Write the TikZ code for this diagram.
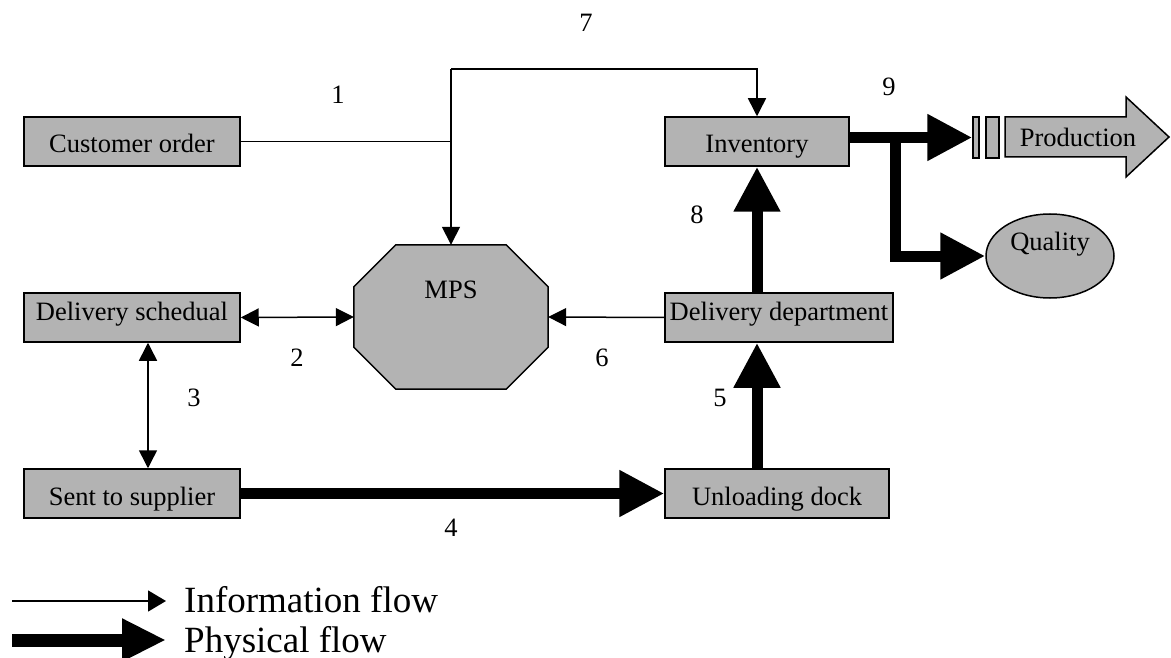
\documentclass[tikz,border=0pt]{standalone}
\usepackage{fontspec}
\setmainfont{Liberation Serif}
\usetikzlibrary{arrows.meta,shapes.geometric,calc,backgrounds}
\definecolor{boxgray}{RGB}{179,179,179}
\begin{document}
\begin{tikzpicture}[x=1pt,y=-1pt,
  box/.style={draw=black,line width=1.5pt,fill=boxgray,inner sep=0pt,minimum height=49pt,
    font=\fontsize{26.5}{30}\selectfont,text height=23pt,text depth=0pt},
  highbox/.style={text height=12pt,text depth=7pt},
  num/.style={inner sep=0pt,font=\fontsize{26.5}{30}\selectfont},
  legtext/.style={anchor=base west,inner sep=0pt,font=\fontsize{37}{40}\selectfont},
  info/.style={line width=1.5pt},
  infoarrow/.style={info,-{Triangle[length=18pt,width=18pt]}},
  dbl/.style={info,{Triangle[length=18pt,width=18pt]}-{Triangle[length=18pt,width=18pt]}},
  phys/.style={line width=11pt,-{Triangle[length=45pt,width=44pt]}},
  shapeline/.style={draw=black,line width=1.5pt,fill=boxgray},
]
\useasboundingbox (0,0) rectangle (1171,658);

% boxes
\node[box,minimum width=216pt] (customer) at (132,141.5) {Customer order};
\node[box,highbox,minimum width=216pt] (schedual) at (132,317.5) {Delivery schedual};
\node[box,minimum width=216pt] (supplier) at (132,493.5) {Sent to supplier};
\node[box,minimum width=184pt] (inventory) at (757,141.5) {Inventory};
\node[box,highbox,minimum width=228pt] (deldept) at (779,317.5) {Delivery department};
\node[box,minimum width=224pt] (dock) at (777,493.5) {Unloading dock};

% MPS octagon
\node[inner sep=0pt,minimum width=194pt,minimum height=144pt] (mps) at (451,317) {};
\draw[shapeline] ($(mps.north west)+(42,0)$) -- ($(mps.north east)+(-42,0)$)
  -- ($(mps.north east)+(0,42)$) -- ($(mps.south east)+(0,-42)$)
  -- ($(mps.south east)+(-42,0)$) -- ($(mps.south west)+(42,0)$)
  -- ($(mps.south west)+(0,-42)$) -- ($(mps.north west)+(0,42)$) -- cycle;
\node[num,anchor=base] (mpslabel) at (451,298) {MPS};

% Quality
\node[shapeline,ellipse,inner sep=0pt,minimum width=128pt,minimum height=84pt] (quality) at (1050,256) {};
\node[num,anchor=base] (qualitylabel) at (1050,251) {Quality};

% Production
\node[shapeline,inner sep=0pt,minimum width=6pt,minimum height=41pt] (bar1) at (976,137.5) {};
\node[shapeline,inner sep=0pt,minimum width=13pt,minimum height=41pt] (bar2) at (992.5,137.5) {};
\node[num,anchor=base] (production) at (1078,147) {Production};
\begin{scope}[on background layer]
\draw[shapeline] (1005,117) -- (1126,117) -- (1126,97) -- (1169,137) -- (1126,177)
  -- (1126,157) -- (1005,157) -- cycle;
\end{scope}

% information flows
\coordinate (t1) at (451,69);
\draw[info] (customer.east) -- (customer.east -| mps.north);
\draw[infoarrow] (t1) -- (mps.north);
\draw[infoarrow] (t1) -| (inventory.north);
\draw[dbl] (schedual.east) -- (mps.west);
\draw[dbl] ($(schedual.south)+(16,0)$) -- ($(supplier.north)+(16,0)$);
\draw[infoarrow] (deldept.west) -- (mps.east);

% physical flows
\draw[phys] (supplier.east) -- (dock.west);
\draw[phys] (dock.north -| inventory.south) -- (deldept.south -| inventory.south);
\draw[phys] (deldept.north -| inventory.south) -- (inventory.south);
\draw[phys] (inventory.east |- bar1.west) -- (bar1.west);
\coordinate (split) at ($(inventory.east |- bar1.west)+(46,0)$);
\draw[phys] (split) |- (quality.west);

% numbers
\node[num] (n1) at (338,95) {1};
\node[num] (n2) at (297,358) {2};
\node[num] (n3) at (194,398) {3};
\node[num] (n4) at (451,528) {4};
\node[num] (n5) at (720,398) {5};
\node[num] (n6) at (602,358) {6};
\node[num] (n7) at (586,23) {7};
\node[num] (n8) at (697,215) {8};
\node[num] (n9) at (889,87) {9};

% legend
\coordinate (li1) at (12,601);
\coordinate (li2) at (166,601);
\draw[info,-{Triangle[length=18pt,width=21pt]}] (li1) -- (li2);
\node[legtext] (infotext) at (184,612) {Information flow};
\coordinate (lp1) at (12,640);
\coordinate (lp2) at (166,640);
\draw[line width=13pt,-{Triangle[length=44pt,width=40pt]}] (lp1) -- (lp2);
\node[legtext] (phystext) at (184,652) {Physical flow};
\end{tikzpicture}
\end{document}
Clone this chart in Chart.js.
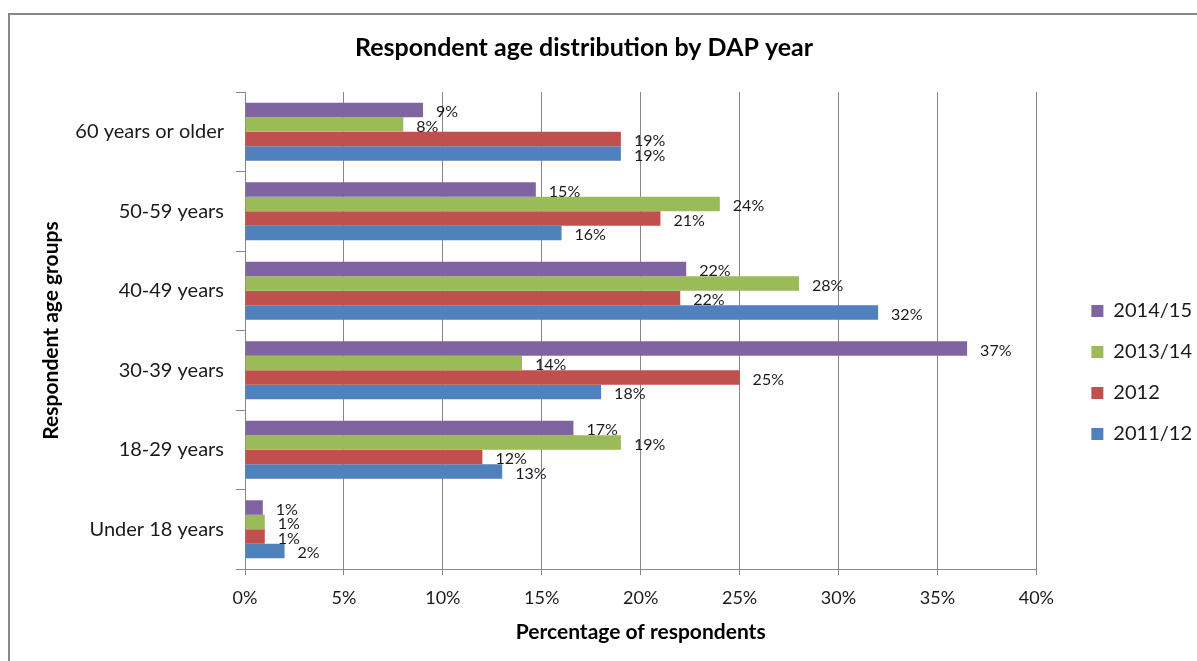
<!DOCTYPE html>
<html>
<head>
<meta charset="utf-8">
<title>Respondent age distribution by DAP year</title>
<script src="https://cdn.jsdelivr.net/npm/chart.js@4.4.1/dist/chart.umd.min.js"></script>
<style>
  html, body { margin: 0; padding: 0; background: #fff; }
  #wrap { position: relative; width: 1197px; height: 661px; overflow: hidden; }
  #frame {
    position: absolute; left: 8px; top: 13px; width: 1400px; height: 900px;
    border-left: 2px solid #878787; border-top: 2px solid #878787;
    pointer-events: none;
  }
</style>
</head>
<body>
<div id="wrap">
  <canvas id="ageChart" width="1197" height="661"></canvas>
  <div id="frame"></div>
</div>
<script>
// age groups, top to bottom
const ageGroups = ['60 years or older', '50-59 years', '40-49 years', '30-39 years', '18-29 years', 'Under 18 years'];

// percentage of respondents per DAP year
const year2014_15 = [9, 14.7, 22.3, 36.5, 16.6, 0.9];
const year2013_14 = [8, 24, 28, 14, 19, 1];
const year2012 = [19, 21, 22, 25, 12, 1];
const year2011_12 = [19, 16, 32, 18, 13, 2];

const seriesNames = ['2014/15', '2013/14', '2012', '2011/12'];
const seriesColours = ['#8064A2', '#9BBB59', '#C0504D', '#4F81BD'];

// x axis ticks 0%..40%
const xTickValues = [0, 5, 10, 15, 20, 25, 30, 35, 40];

const FONT = 'Lato, "Open Sans", sans-serif';
const GRID = '#878787';

// value labels at the end of each bar
const barLabels = {
    id: 'barLabels',
    afterDatasetsDraw(chart) {
        const ctx = chart.ctx;
        ctx.save();
        ctx.font = '16px ' + FONT;
        ctx.fillStyle = '#1a1a1a';
        ctx.textAlign = 'left';
        ctx.textBaseline = 'middle';
        chart.data.datasets.forEach((ds, i) => {
            chart.getDatasetMeta(i).data.forEach((bar, j) => {
                ctx.fillText(Math.round(ds.data[j]) + '%', bar.x + 13, bar.y + 2);
            });
        });
        ctx.restore();
    }
};

// nudge the legend column the way Excel places it
const legendNudge = {
    id: 'legendNudge',
    afterLayout(chart) {
        const lg = chart.legend;
        lg.left += 34;
        lg.right += 34;
        lg.top += 42;
        lg.bottom += 42;
    }
};

const allSeries = [year2014_15, year2013_14, year2012, year2011_12];

new Chart(document.getElementById('ageChart').getContext('2d'), {
    type: 'bar',
    data: {
        labels: ageGroups,
        datasets: allSeries.map((vals, i) => ({
            label: seriesNames[i],
            data: vals,
            backgroundColor: seriesColours[i],
            borderWidth: 0,
            categoryPercentage: 0.73,
            barPercentage: 1
        }))
    },
    options: {
        indexAxis: 'y',
        responsive: false,
        animation: false,
        layout: { padding: { left: 0, right: 29, top: 0, bottom: 0 } },
        plugins: {
            title: {
                display: true,
                text: 'Respondent age distribution by DAP year',
                color: '#000',
                font: { family: FONT, size: 25, weight: 'bold' },
                padding: { top: 33, bottom: 29 }
            },
            legend: {
                position: 'right',
                align: 'center',
                labels: {
                    boxWidth: 12,
                    boxHeight: 12,
                    padding: 21,
                    color: '#1a1a1a',
                    font: { family: FONT, size: 20 }
                }
            },
            tooltip: { enabled: false }
        },
        scales: {
            x: {
                min: 0,
                max: 40,
                afterBuildTicks(scale) {
                    scale.ticks = xTickValues.map(v => ({ value: v }));
                },
                afterFit(scale) { scale.height = 92; },
                ticks: {
                    callback: v => v + '%',
                    color: '#1a1a1a',
                    padding: 12,
                    font: { family: FONT, size: 18 }
                },
                grid: { color: GRID, tickLength: 6 },
                border: { color: GRID },
                title: {
                    display: true,
                    text: 'Percentage of respondents',
                    color: '#000',
                    font: { family: FONT, size: 21, weight: 'bold' },
                    padding: { top: 4, bottom: 16 }
                }
            },
            y: {
                afterFit(scale) { scale.width = 245; },
                ticks: {
                    color: '#1a1a1a',
                    padding: 12,
                    font: { family: FONT, size: 20 }
                },
                grid: { color: GRID, drawOnChartArea: false, tickLength: 9, offset: true },
                border: { color: GRID },
                title: {
                    display: true,
                    text: 'Respondent age groups',
                    color: '#000',
                    font: { family: FONT, size: 21, weight: 'bold' },
                    padding: { top: 39, bottom: 0 }
                }
            }
        }
    },
    plugins: [barLabels, legendNudge]
});
</script>
</body>
</html>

GOAL OF THE EXERCISE ->
Keep to the lines between the line with "Clone this chart in Chart.js." and the line with "const GRID = '#878787';", inclusive, and transcribe them without pictures.

SOLUTION TO THE PROBLEM ->
Clone this chart in Chart.js.
<!DOCTYPE html>
<html>
<head>
<meta charset="utf-8">
<title>Respondent age distribution by DAP year</title>
<script src="https://cdn.jsdelivr.net/npm/chart.js@4.4.1/dist/chart.umd.min.js"></script>
<style>
  html, body { margin: 0; padding: 0; background: #fff; }
  #wrap { position: relative; width: 1197px; height: 661px; overflow: hidden; }
  #frame {
    position: absolute; left: 8px; top: 13px; width: 1400px; height: 900px;
    border-left: 2px solid #878787; border-top: 2px solid #878787;
    pointer-events: none;
  }
</style>
</head>
<body>
<div id="wrap">
  <canvas id="ageChart" width="1197" height="661"></canvas>
  <div id="frame"></div>
</div>
<script>
// age groups, top to bottom
const ageGroups = ['60 years or older', '50-59 years', '40-49 years', '30-39 years', '18-29 years', 'Under 18 years'];

// percentage of respondents per DAP year
const year2014_15 = [9, 14.7, 22.3, 36.5, 16.6, 0.9];
const year2013_14 = [8, 24, 28, 14, 19, 1];
const year2012 = [19, 21, 22, 25, 12, 1];
const year2011_12 = [19, 16, 32, 18, 13, 2];

const seriesNames = ['2014/15', '2013/14', '2012', '2011/12'];
const seriesColours = ['#8064A2', '#9BBB59', '#C0504D', '#4F81BD'];

// x axis ticks 0%..40%
const xTickValues = [0, 5, 10, 15, 20, 25, 30, 35, 40];

const FONT = 'Lato, "Open Sans", sans-serif';
const GRID = '#878787';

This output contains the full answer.